### [What you should do]
Omit all pictures, then retype the data exactly as given.

** start **

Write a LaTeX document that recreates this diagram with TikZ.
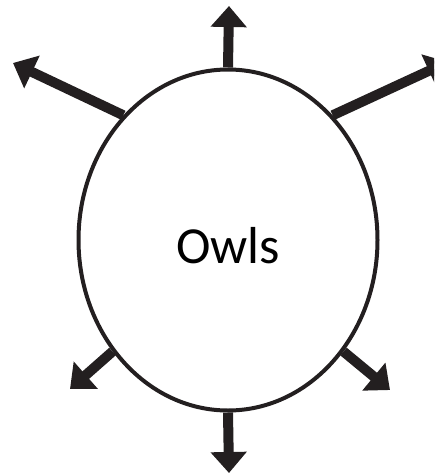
\documentclass[tikz,border=0pt]{standalone}
\usepackage{fontspec}
\setmainfont{Carlito}
\usetikzlibrary{shapes, arrows.meta}
\definecolor{inkblack}{HTML}{231F20}

\begin{document}
\begin{tikzpicture}[x=1pt, y=-1pt,
                    topic/.style={ellipse, draw=inkblack, line width=4pt, minimum width=299pt, minimum height=341pt, inner sep=0pt, font=\fontsize{52}{62}\selectfont, text height=47pt, text depth=0pt},
                    branch/.style={draw=inkblack, line width=10pt, -{Triangle[length=21pt, width=35pt]}}]

    \useasboundingbox (0,0) rectangle (434,474);
    \clip (0,0) rectangle (434,474);

    % Main Node
    \node[topic] (owls) at (228,240) {Owls};

    % Arrow ends
    \coordinate (tipN) at (229,6);
    \coordinate (tipS) at (229,473);
    \coordinate (tipNW) at (13,63);
    \coordinate (tipNE) at (448,62);
    \coordinate (tipSW) at (70,389);
    \coordinate (tipSE) at (390,390);

    % Arrows
    \draw[branch] (owls.north) -- (tipN);
    \draw[branch] (owls.south) -- (tipS);
    \draw[branch] (owls.130) -- (tipNW);
    \draw[branch] (owls.50) -- (tipNE);
    \draw[branch] (owls.224.5) -- (tipSW);
    \draw[branch] (owls.316) -- (tipSE);

\end{tikzpicture}
\end{document}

** end **

### [Written solution]
Write a LaTeX document that recreates this diagram with TikZ.
\documentclass[tikz,border=0pt]{standalone}
\usepackage{fontspec}
\setmainfont{Carlito}
\usetikzlibrary{shapes, arrows.meta}
\definecolor{inkblack}{HTML}{231F20}

\begin{document}
\begin{tikzpicture}[x=1pt, y=-1pt,
                    topic/.style={ellipse, draw=inkblack, line width=4pt, minimum width=299pt, minimum height=341pt, inner sep=0pt, font=\fontsize{52}{62}\selectfont, text height=47pt, text depth=0pt},
                    branch/.style={draw=inkblack, line width=10pt, -{Triangle[length=21pt, width=35pt]}}]

    \useasboundingbox (0,0) rectangle (434,474);
    \clip (0,0) rectangle (434,474);

    % Main Node
    \node[topic] (owls) at (228,240) {Owls};

    % Arrow ends
    \coordinate (tipN) at (229,6);
    \coordinate (tipS) at (229,473);
    \coordinate (tipNW) at (13,63);
    \coordinate (tipNE) at (448,62);
    \coordinate (tipSW) at (70,389);
    \coordinate (tipSE) at (390,390);

    % Arrows
    \draw[branch] (owls.north) -- (tipN);
    \draw[branch] (owls.south) -- (tipS);
    \draw[branch] (owls.130) -- (tipNW);
    \draw[branch] (owls.50) -- (tipNE);
    \draw[branch] (owls.224.5) -- (tipSW);
    \draw[branch] (owls.316) -- (tipSE);

\end{tikzpicture}
\end{document}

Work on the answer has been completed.